Transcribe all the records exactly and omit any images they hold.
╭──
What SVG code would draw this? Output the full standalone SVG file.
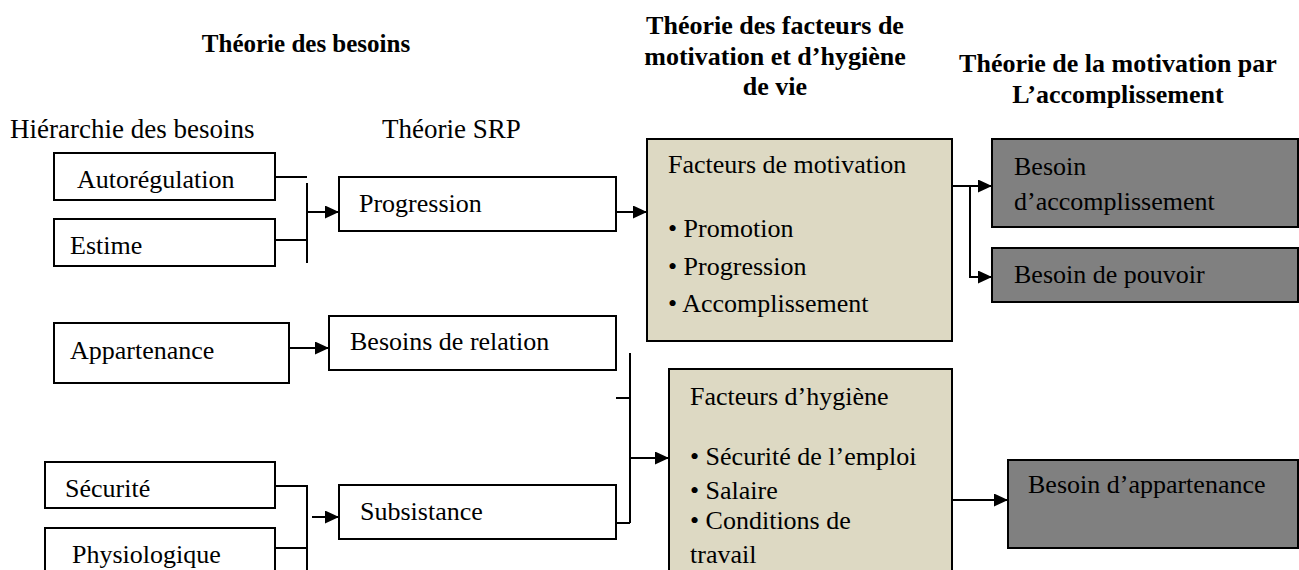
<svg xmlns="http://www.w3.org/2000/svg" width="1299" height="570" viewBox="0 0 1299 570">
<style>
text{font-family:"Liberation Serif","Times New Roman",serif;font-size:26px;fill:#000}
.h{font-weight:bold;font-size:26px;text-anchor:middle}
.sub{font-size:27px}
.box{fill:#fff;stroke:#000;stroke-width:2}
.beige{fill:#DDD9C3;stroke:#000;stroke-width:2}
.grey{fill:#808080;stroke:#000;stroke-width:2}
.c{fill:none;stroke:#000;stroke-width:2}
</style>
<defs>
<marker id="arr" markerUnits="userSpaceOnUse" markerWidth="15" markerHeight="13" refX="14" refY="6.5" orient="auto">
<path d="M0,0 L14,6.5 L0,13 Z" fill="#000"/>
</marker>
</defs>
<g id="headers">
<text class="h" x="306" y="52" style="font-size:25px">Théorie des besoins</text>
<text class="h" x="775" y="34">Théorie des facteurs de</text>
<text class="h" x="775" y="65">motivation et d’hygiène</text>
<text class="h" x="775" y="95">de vie</text>
<text class="h" x="1118" y="72">Théorie de la motivation par</text>
<text class="h" x="1118" y="103">L’accomplissement</text>
<text class="sub" x="10" y="138">Hiérarchie des besoins</text>
<text class="sub" x="382" y="138">Théorie SRP</text>
</g>
<g id="connectors">
<path class="c" d="M275,177 H307 M307,183 V263 M275,240 H307"/>
<path class="c" d="M307,212 H339" marker-end="url(#arr)"/>
<path class="c" d="M616,212 H647" marker-end="url(#arr)"/>
<path class="c" d="M289,348 H329" marker-end="url(#arr)"/>
<path class="c" d="M630,353 V523 M616,398 H630 M616,523 H630"/>
<path class="c" d="M630,458 H669" marker-end="url(#arr)"/>
<path class="c" d="M275,486 H307 V570 M275,548 H307"/>
<path class="c" d="M312,517 H339" marker-end="url(#arr)"/>
<path class="c" d="M952,186 H992" marker-end="url(#arr)"/>
<path class="c" d="M970,186 V277 H992" marker-end="url(#arr)"/>
<path class="c" d="M952,500 H1008" marker-end="url(#arr)"/>
</g>
<g id="autoregulation"><rect class="box" x="54" y="153" width="221" height="47"/><text x="77" y="188">Autorégulation</text></g>
<g id="estime"><rect class="box" x="54" y="219" width="221" height="47"/><text x="70" y="254">Estime</text></g>
<g id="appartenance"><rect class="box" x="54" y="323" width="235" height="60"/><text x="70" y="359">Appartenance</text></g>
<g id="securite"><rect class="box" x="45" y="462" width="230" height="46"/><text x="65" y="497">Sécurité</text></g>
<g id="physiologique"><rect class="box" x="45" y="528" width="230" height="60"/><text x="72" y="563">Physiologique</text></g>
<g id="progression"><rect class="box" x="339" y="177" width="277" height="54"/><text x="359" y="212">Progression</text></g>
<g id="relation"><rect class="box" x="329" y="316" width="287" height="54"/><text x="350" y="350">Besoins de relation</text></g>
<g id="subsistance"><rect class="box" x="339" y="485" width="277" height="54"/><text x="360" y="520">Subsistance</text></g>
<g id="motivation"><rect class="beige" x="647" y="139" width="305" height="202"/>
<text x="668" y="173">Facteurs de motivation</text>
<text x="668" y="237">• Promotion</text>
<text x="668" y="275">• Progression</text>
<text x="668" y="312">• Accomplissement</text></g>
<g id="hygiene"><rect class="beige" x="669" y="369" width="283" height="215"/>
<text x="690" y="405">Facteurs d’hygiène</text>
<text x="690" y="465">• Sécurité de l’emploi</text>
<text x="690" y="499">• Salaire</text>
<text x="690" y="529">• Conditions de</text>
<text x="690" y="563">travail</text></g>
<g id="accomplissement"><rect class="grey" x="992" y="139" width="306" height="88"/><text x="1014" y="175">Besoin</text><text x="1014" y="210">d’accomplissement</text></g>
<g id="pouvoir"><rect class="grey" x="992" y="248" width="306" height="54"/><text x="1014" y="283">Besoin de pouvoir</text></g>
<g id="appartenance-besoin"><rect class="grey" x="1008" y="460" width="290" height="88"/><text x="1028" y="493">Besoin d’appartenance</text></g>
</svg>
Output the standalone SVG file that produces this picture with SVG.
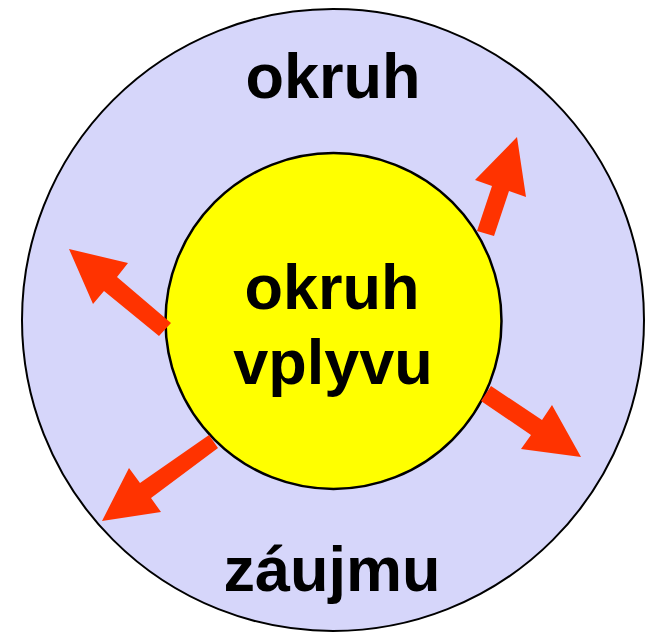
<svg xmlns="http://www.w3.org/2000/svg" width="652" height="632" viewBox="0 0 652 632">
<style>
.lbl{font-family:"Liberation Sans",Arial,sans-serif;font-weight:bold;font-size:63px;fill:#000;text-anchor:middle}
.arrow{fill:#FF3300;stroke:none}
</style>
<rect width="652" height="632" fill="#fff"/>
<g id="outer">
<circle cx="333" cy="320" r="311" fill="#D6D6FA" stroke="#000" stroke-width="2"/>
<text class="lbl" x="333" y="98">okruh</text>
<text class="lbl" x="332" y="591">záujmu</text>
</g>
<g id="inner">
<circle cx="333.5" cy="321" r="168" fill="#FFFF00" stroke="#000" stroke-width="2.5"/>
<text class="lbl" x="332" y="309">okruh</text>
<text class="lbl" x="333" y="384">vplyvu</text>
</g>
<g id="connectors">
<polygon class="arrow" points="477,231 492,186 475,180 517,137 526,197 509,191 494,236"/>
<polygon class="arrow" points="171,323 117,277 128,263 69,249 93,304 104,291 159,336"/>
<polygon class="arrow" points="491,386 542,420 552,405 581,457 521,449 531,435 481,401"/>
<polygon class="arrow" points="209,435 140,483 129,468 102,521 161,512 151,498 218,448"/>
</g>
</svg>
╰──
• **Task output**
What SVG code would draw this? Output the full standalone SVG file.
<svg xmlns="http://www.w3.org/2000/svg" width="1299" height="570" viewBox="0 0 1299 570">
<style>
text{font-family:"Liberation Serif","Times New Roman",serif;font-size:26px;fill:#000}
.h{font-weight:bold;font-size:26px;text-anchor:middle}
.sub{font-size:27px}
.box{fill:#fff;stroke:#000;stroke-width:2}
.beige{fill:#DDD9C3;stroke:#000;stroke-width:2}
.grey{fill:#808080;stroke:#000;stroke-width:2}
.c{fill:none;stroke:#000;stroke-width:2}
</style>
<defs>
<marker id="arr" markerUnits="userSpaceOnUse" markerWidth="15" markerHeight="13" refX="14" refY="6.5" orient="auto">
<path d="M0,0 L14,6.5 L0,13 Z" fill="#000"/>
</marker>
</defs>
<g id="headers">
<text class="h" x="306" y="52" style="font-size:25px">Théorie des besoins</text>
<text class="h" x="775" y="34">Théorie des facteurs de</text>
<text class="h" x="775" y="65">motivation et d’hygiène</text>
<text class="h" x="775" y="95">de vie</text>
<text class="h" x="1118" y="72">Théorie de la motivation par</text>
<text class="h" x="1118" y="103">L’accomplissement</text>
<text class="sub" x="10" y="138">Hiérarchie des besoins</text>
<text class="sub" x="382" y="138">Théorie SRP</text>
</g>
<g id="connectors">
<path class="c" d="M275,177 H307 M307,183 V263 M275,240 H307"/>
<path class="c" d="M307,212 H339" marker-end="url(#arr)"/>
<path class="c" d="M616,212 H647" marker-end="url(#arr)"/>
<path class="c" d="M289,348 H329" marker-end="url(#arr)"/>
<path class="c" d="M630,353 V523 M616,398 H630 M616,523 H630"/>
<path class="c" d="M630,458 H669" marker-end="url(#arr)"/>
<path class="c" d="M275,486 H307 V570 M275,548 H307"/>
<path class="c" d="M312,517 H339" marker-end="url(#arr)"/>
<path class="c" d="M952,186 H992" marker-end="url(#arr)"/>
<path class="c" d="M970,186 V277 H992" marker-end="url(#arr)"/>
<path class="c" d="M952,500 H1008" marker-end="url(#arr)"/>
</g>
<g id="autoregulation"><rect class="box" x="54" y="153" width="221" height="47"/><text x="77" y="188">Autorégulation</text></g>
<g id="estime"><rect class="box" x="54" y="219" width="221" height="47"/><text x="70" y="254">Estime</text></g>
<g id="appartenance"><rect class="box" x="54" y="323" width="235" height="60"/><text x="70" y="359">Appartenance</text></g>
<g id="securite"><rect class="box" x="45" y="462" width="230" height="46"/><text x="65" y="497">Sécurité</text></g>
<g id="physiologique"><rect class="box" x="45" y="528" width="230" height="60"/><text x="72" y="563">Physiologique</text></g>
<g id="progression"><rect class="box" x="339" y="177" width="277" height="54"/><text x="359" y="212">Progression</text></g>
<g id="relation"><rect class="box" x="329" y="316" width="287" height="54"/><text x="350" y="350">Besoins de relation</text></g>
<g id="subsistance"><rect class="box" x="339" y="485" width="277" height="54"/><text x="360" y="520">Subsistance</text></g>
<g id="motivation"><rect class="beige" x="647" y="139" width="305" height="202"/>
<text x="668" y="173">Facteurs de motivation</text>
<text x="668" y="237">• Promotion</text>
<text x="668" y="275">• Progression</text>
<text x="668" y="312">• Accomplissement</text></g>
<g id="hygiene"><rect class="beige" x="669" y="369" width="283" height="215"/>
<text x="690" y="405">Facteurs d’hygiène</text>
<text x="690" y="465">• Sécurité de l’emploi</text>
<text x="690" y="499">• Salaire</text>
<text x="690" y="529">• Conditions de</text>
<text x="690" y="563">travail</text></g>
<g id="accomplissement"><rect class="grey" x="992" y="139" width="306" height="88"/><text x="1014" y="175">Besoin</text><text x="1014" y="210">d’accomplissement</text></g>
<g id="pouvoir"><rect class="grey" x="992" y="248" width="306" height="54"/><text x="1014" y="283">Besoin de pouvoir</text></g>
<g id="appartenance-besoin"><rect class="grey" x="1008" y="460" width="290" height="88"/><text x="1028" y="493">Besoin d’appartenance</text></g>
</svg>
Output the standalone SVG file that produces this picture with SVG.
<svg xmlns="http://www.w3.org/2000/svg" width="652" height="632" viewBox="0 0 652 632">
<style>
.lbl{font-family:"Liberation Sans",Arial,sans-serif;font-weight:bold;font-size:63px;fill:#000;text-anchor:middle}
.arrow{fill:#FF3300;stroke:none}
</style>
<rect width="652" height="632" fill="#fff"/>
<g id="outer">
<circle cx="333" cy="320" r="311" fill="#D6D6FA" stroke="#000" stroke-width="2"/>
<text class="lbl" x="333" y="98">okruh</text>
<text class="lbl" x="332" y="591">záujmu</text>
</g>
<g id="inner">
<circle cx="333.5" cy="321" r="168" fill="#FFFF00" stroke="#000" stroke-width="2.5"/>
<text class="lbl" x="332" y="309">okruh</text>
<text class="lbl" x="333" y="384">vplyvu</text>
</g>
<g id="connectors">
<polygon class="arrow" points="477,231 492,186 475,180 517,137 526,197 509,191 494,236"/>
<polygon class="arrow" points="171,323 117,277 128,263 69,249 93,304 104,291 159,336"/>
<polygon class="arrow" points="491,386 542,420 552,405 581,457 521,449 531,435 481,401"/>
<polygon class="arrow" points="209,435 140,483 129,468 102,521 161,512 151,498 218,448"/>
</g>
</svg>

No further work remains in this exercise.